**PROBLEM**
Tell how many lines have the string "that" in them, and write nothing besides the number.

**DATA ENTRIES**
--- START ---
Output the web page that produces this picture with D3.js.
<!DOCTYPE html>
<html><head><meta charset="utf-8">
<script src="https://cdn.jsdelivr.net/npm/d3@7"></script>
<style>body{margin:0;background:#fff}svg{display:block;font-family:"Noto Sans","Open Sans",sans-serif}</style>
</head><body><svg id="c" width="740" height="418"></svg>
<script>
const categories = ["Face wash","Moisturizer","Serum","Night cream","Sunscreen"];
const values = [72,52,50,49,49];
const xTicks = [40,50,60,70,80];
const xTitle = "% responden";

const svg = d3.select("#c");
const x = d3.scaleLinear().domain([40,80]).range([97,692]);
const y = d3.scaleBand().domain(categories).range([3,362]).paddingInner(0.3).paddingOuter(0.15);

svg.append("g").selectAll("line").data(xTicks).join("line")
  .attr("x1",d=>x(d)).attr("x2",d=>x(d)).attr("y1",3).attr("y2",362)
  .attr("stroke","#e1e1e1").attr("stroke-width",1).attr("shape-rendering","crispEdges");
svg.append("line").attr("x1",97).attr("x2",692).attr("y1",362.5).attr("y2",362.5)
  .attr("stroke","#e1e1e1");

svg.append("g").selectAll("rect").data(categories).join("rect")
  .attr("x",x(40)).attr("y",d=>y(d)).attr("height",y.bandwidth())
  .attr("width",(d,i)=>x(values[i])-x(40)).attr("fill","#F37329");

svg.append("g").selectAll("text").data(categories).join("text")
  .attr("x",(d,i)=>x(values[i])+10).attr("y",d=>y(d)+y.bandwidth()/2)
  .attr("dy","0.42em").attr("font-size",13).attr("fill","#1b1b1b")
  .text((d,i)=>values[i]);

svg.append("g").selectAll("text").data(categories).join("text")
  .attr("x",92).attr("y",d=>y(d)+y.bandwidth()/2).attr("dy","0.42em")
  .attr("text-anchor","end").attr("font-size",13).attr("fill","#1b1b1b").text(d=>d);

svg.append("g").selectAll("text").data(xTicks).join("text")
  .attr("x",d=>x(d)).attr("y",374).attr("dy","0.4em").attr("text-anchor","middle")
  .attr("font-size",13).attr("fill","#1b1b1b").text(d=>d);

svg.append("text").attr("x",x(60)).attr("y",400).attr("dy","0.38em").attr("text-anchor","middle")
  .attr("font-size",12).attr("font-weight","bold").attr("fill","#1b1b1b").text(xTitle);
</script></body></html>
--- END ---
--- START ---
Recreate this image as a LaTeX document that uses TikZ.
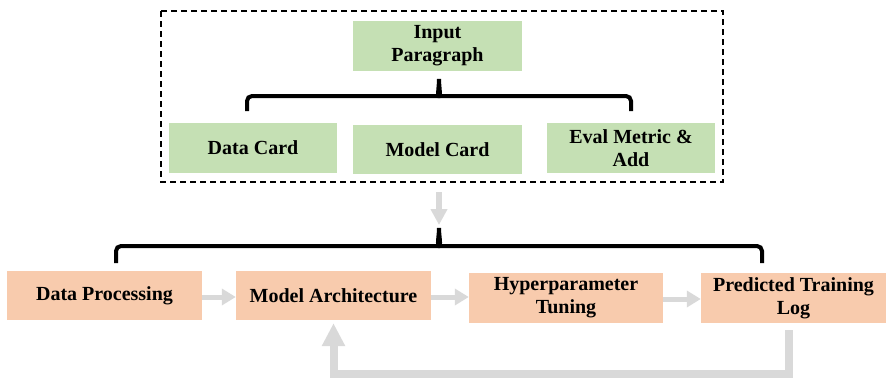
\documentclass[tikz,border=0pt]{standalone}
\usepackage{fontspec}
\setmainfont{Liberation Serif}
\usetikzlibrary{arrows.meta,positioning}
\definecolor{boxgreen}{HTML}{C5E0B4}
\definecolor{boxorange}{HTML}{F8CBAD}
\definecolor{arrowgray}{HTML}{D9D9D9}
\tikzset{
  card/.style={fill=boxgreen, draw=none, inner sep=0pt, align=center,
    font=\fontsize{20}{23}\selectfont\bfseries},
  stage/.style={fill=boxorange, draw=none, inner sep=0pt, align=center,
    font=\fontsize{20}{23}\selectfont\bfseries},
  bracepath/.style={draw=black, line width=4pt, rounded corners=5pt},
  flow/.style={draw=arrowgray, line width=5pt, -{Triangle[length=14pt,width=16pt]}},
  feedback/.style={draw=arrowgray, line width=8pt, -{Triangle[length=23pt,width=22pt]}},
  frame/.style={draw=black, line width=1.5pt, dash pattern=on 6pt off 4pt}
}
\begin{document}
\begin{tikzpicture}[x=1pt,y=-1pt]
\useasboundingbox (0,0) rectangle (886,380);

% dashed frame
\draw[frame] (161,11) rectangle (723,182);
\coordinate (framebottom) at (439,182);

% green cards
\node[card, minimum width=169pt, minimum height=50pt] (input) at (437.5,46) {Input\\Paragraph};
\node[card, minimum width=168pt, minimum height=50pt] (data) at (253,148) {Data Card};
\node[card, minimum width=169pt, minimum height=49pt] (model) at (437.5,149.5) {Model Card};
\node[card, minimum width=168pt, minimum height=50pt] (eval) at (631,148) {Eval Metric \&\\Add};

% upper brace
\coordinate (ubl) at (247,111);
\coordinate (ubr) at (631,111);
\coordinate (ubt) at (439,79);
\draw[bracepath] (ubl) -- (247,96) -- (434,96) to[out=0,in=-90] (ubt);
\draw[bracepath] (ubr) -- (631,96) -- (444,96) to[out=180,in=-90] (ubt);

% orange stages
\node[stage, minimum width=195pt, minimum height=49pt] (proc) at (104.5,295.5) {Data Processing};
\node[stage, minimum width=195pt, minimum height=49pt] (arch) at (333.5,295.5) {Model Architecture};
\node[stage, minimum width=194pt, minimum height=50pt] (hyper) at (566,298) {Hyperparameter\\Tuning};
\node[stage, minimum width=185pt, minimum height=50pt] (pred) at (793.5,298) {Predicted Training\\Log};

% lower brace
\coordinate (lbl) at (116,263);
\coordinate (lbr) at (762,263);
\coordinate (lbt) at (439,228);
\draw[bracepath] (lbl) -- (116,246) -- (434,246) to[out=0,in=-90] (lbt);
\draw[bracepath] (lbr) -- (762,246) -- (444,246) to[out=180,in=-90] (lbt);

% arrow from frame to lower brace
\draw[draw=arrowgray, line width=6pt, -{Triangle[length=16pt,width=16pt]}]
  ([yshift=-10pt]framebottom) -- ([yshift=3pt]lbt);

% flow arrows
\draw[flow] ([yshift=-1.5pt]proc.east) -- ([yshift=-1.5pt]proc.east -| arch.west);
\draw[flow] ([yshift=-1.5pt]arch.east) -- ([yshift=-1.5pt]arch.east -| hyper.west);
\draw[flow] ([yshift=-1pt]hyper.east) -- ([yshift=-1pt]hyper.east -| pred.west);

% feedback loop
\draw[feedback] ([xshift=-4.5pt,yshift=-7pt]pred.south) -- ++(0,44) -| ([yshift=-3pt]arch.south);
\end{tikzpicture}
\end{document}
--- END ---
**TASK SOLUTION**
2